15 June 2006 | Paul_Durango
A Life in Pictures : One of the best biopic of all time
A movie about creation and perception, a big paste of shorts films, pictures and misc documents, about cinematographic language as it were in the late 70's
A foreign secret service put Dominique Auphal (a diplomat) under surveillance in order to find a psychological and/or social weakness in his life to ensure some kind of leverage to control him politically (by blackmailing). His life is analyzed, commented, discussed and rationalized. He's the File (number) 51.
First it can be seen as a view on an omnipresent figure representing oppressive control over individual lives ; a variation on Orwell's 1984 set in France in the late 70's describing a society with less privations and overwhelming authority. More realistic though as pessimistic as the novel.
Then it provides keys and show the 'everyone's watching everyone' just born-ed syndrome when secret services agents go on coarse or trivial comments about Auphal's personal life ('why in hell he's dating this girl ?' 'what kind of twisted guy has this kind of sexual fantasies'..) ; they're judging him beyond the psychological analysis they have to do and lose partiality. 30 years before 'garbage - who's fu**ing who -' reality TV, Michel Deville discusses about basic viewers pulsion and perversion.
About one third of the movie is overdubbed (messy voices-over spoken by secret services agents watching Auphal) footages of Auphal (51 in a street, in a park, at home ; spy cameras, photographs, sound recordings..) we are at heart with empathy. We both follow the POV (perception) of a secret service agent by watching those documents AND due to the fact that this investigation is merciless, so complete and meticulous we're deeply breaking in Auphal's life. This is a document produced by this secret service, the whole movie is created by them as it could be shown to an executive who wouldn't know the case.
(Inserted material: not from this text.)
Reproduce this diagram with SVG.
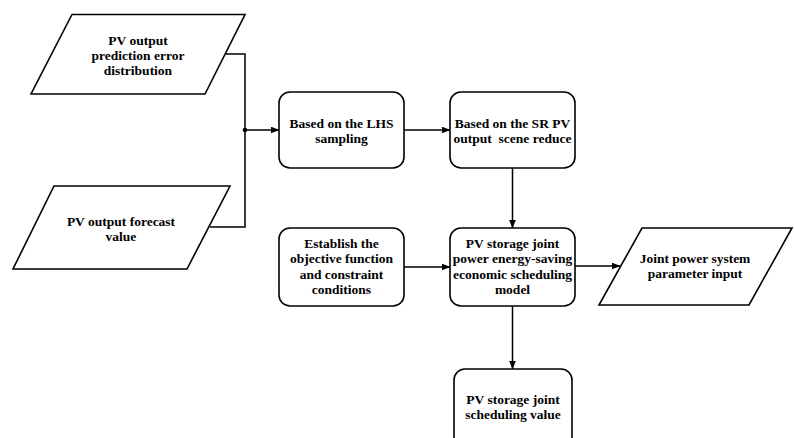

Dominique Auphal is born during WWII, he was about 25 years old during the 1968 french events with everything that it involves, psychologically ; he's part of the generation that had no global war to handle, enjoying freedom of social, professional and sexual choices. The movie deserves to be seen just to get a good look on the France of those years..
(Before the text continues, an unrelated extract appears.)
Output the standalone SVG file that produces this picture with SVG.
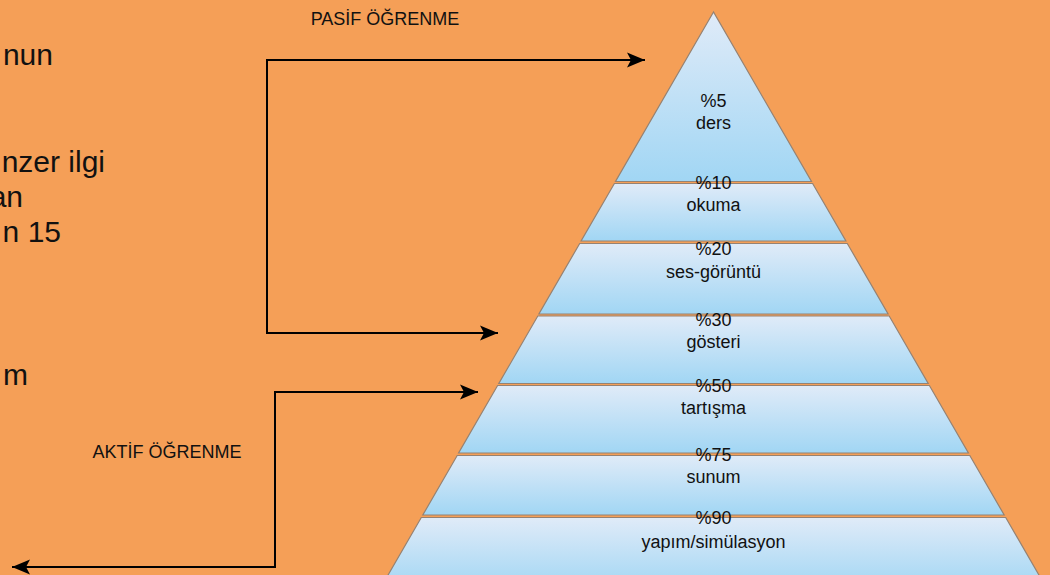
<svg xmlns="http://www.w3.org/2000/svg" width="1050" height="575" viewBox="0 0 1050 575">
  <style>
    .lvl { fill: url(#blueGrad); stroke: #968272; stroke-width: 1.2; }
    .lbl { font-family: "Liberation Sans", Arial, sans-serif; font-size: 18px; fill: #111; text-anchor: middle; }
    .hdr { font-family: "Liberation Sans", Arial, sans-serif; font-size: 18px; fill: #111; text-anchor: middle; }
    .big { font-family: "Liberation Sans", Arial, sans-serif; font-size: 30px; fill: #111; text-anchor: end; }
    .conn { fill: none; stroke: #000; stroke-width: 2; marker-start: url(#arrow); marker-end: url(#arrow); }
  </style>
  <defs>
    <linearGradient id="blueGrad" x1="0" y1="0" x2="0" y2="1">
      <stop offset="0" stop-color="#e0ebf8"/>
      <stop offset="1" stop-color="#a1d6f4"/>
    </linearGradient>
    <marker id="arrow" markerUnits="userSpaceOnUse" viewBox="-18 -8 18 16" markerWidth="18" markerHeight="16" refX="0" refY="0" orient="auto-start-reverse">
      <path d="M0,0 L-18,-7.5 L-14,0 L-18,7.5 Z" fill="#000"/>
    </marker>
  </defs>

  <rect id="background" x="0" y="0" width="1050" height="575" fill="#F59F57"/>

  <g id="side-text">
    <text class="big" x="53" y="65">nun</text>
    <text class="big" x="105" y="172">nzer ilgi</text>
    <text class="big" x="23" y="207">an</text>
    <text class="big" x="61" y="242">n 15</text>
    <text class="big" x="28" y="385">m</text>
  </g>

  <g id="header-pasif">
    <text class="hdr" x="385" y="25">PASİF ÖĞRENME</text>
  </g>
  <g id="header-aktif">
    <text class="hdr" x="167" y="458">AKTİF ÖĞRENME</text>
  </g>

  <g id="level-1">
    <polygon class="lvl" points="713.5,12 615.5,181.5 811.5,181.5"/>
    <text class="lbl" x="713.5" y="107">%5</text>
    <text class="lbl" x="713.5" y="128.5">ders</text>
  </g>
  <g id="level-2">
    <polygon class="lvl" points="614.4,183.5 812.6,183.5 845.9,241 581.1,241"/>
    <text class="lbl" x="713.5" y="188.5">%10</text>
    <text class="lbl" x="713.5" y="211">okuma</text>
  </g>
  <g id="level-3">
    <polygon class="lvl" points="579.7,243.5 847.3,243.5 888.1,314 538.9,314"/>
    <text class="lbl" x="713.5" y="255">%20</text>
    <text class="lbl" x="713.5" y="277.7">ses-görüntü</text>
  </g>
  <g id="level-4">
    <polygon class="lvl" points="537.8,316 889.2,316 928.2,383.5 498.8,383.5"/>
    <text class="lbl" x="713.5" y="325.7">%30</text>
    <text class="lbl" x="713.5" y="348.3">gösteri</text>
  </g>
  <g id="level-5">
    <polygon class="lvl" points="497.6,385.5 929.4,385.5 968.4,453 458.6,453"/>
    <text class="lbl" x="713.5" y="392.3">%50</text>
    <text class="lbl" x="713.5" y="414.3">tartışma</text>
  </g>
  <g id="level-6">
    <polygon class="lvl" points="457.2,455.5 969.8,455.5 1004.2,515 422.8,515"/>
    <text class="lbl" x="713.5" y="461">%75</text>
    <text class="lbl" x="713.5" y="483.3">sunum</text>
  </g>
  <g id="level-7">
    <polygon class="lvl" points="421.3,517.5 1005.7,517.5 1047.6,590 379.4,590"/>
    <text class="lbl" x="713.5" y="524">%90</text>
    <text class="lbl" x="713.5" y="547.7">yapım/simülasyon</text>
  </g>

  <g id="connectors">
    <path id="pasif-bracket" class="conn" d="M645,60 H267 V333 H498"/>
    <path id="aktif-bracket" class="conn" d="M478,392 H275 V567 H12"/>
  </g>
</svg>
"His Life's Facts" are thrown into your face during a hundred minutes : the movie is a list of things, facts, views about this man ; as in Antonioni's Blow-up (another one charactered movie about photographic and its medium perception), there's no great deal of action or mystery but the portrait of the loneliness of a man. One is surrounded by models, big money, The Yardbirds and creation during the swinging sixties (lucky lucky) whereas 51 is trapped in a strict and pretty depressing professional life (but a valuable position for other countries to have under control) and his sexual habits...
Technically, there's never-seen-before innovations (use of 'look through camera', POV shots, interview footages, jump cuts ; all mixed up) but Le Dossier 51 is also one the most incredible cinematographical portrait ever made, supported by great actors (François Marthouret as 51 and Roger Planchon as Esculape 1), state-of-the-art editing and cinematography.
To be watched along with : Le Prix du Danger (1983, Y.Boisset), The Conversation (1974, F.F. Coppola), Blow up (1966, M. Antonioni), Blow out (1981, B. De Palma), Je te tiens, tu me tiens par la barbichette (1979, J. Yanne) and everything discussing artistic mediums or/and medias.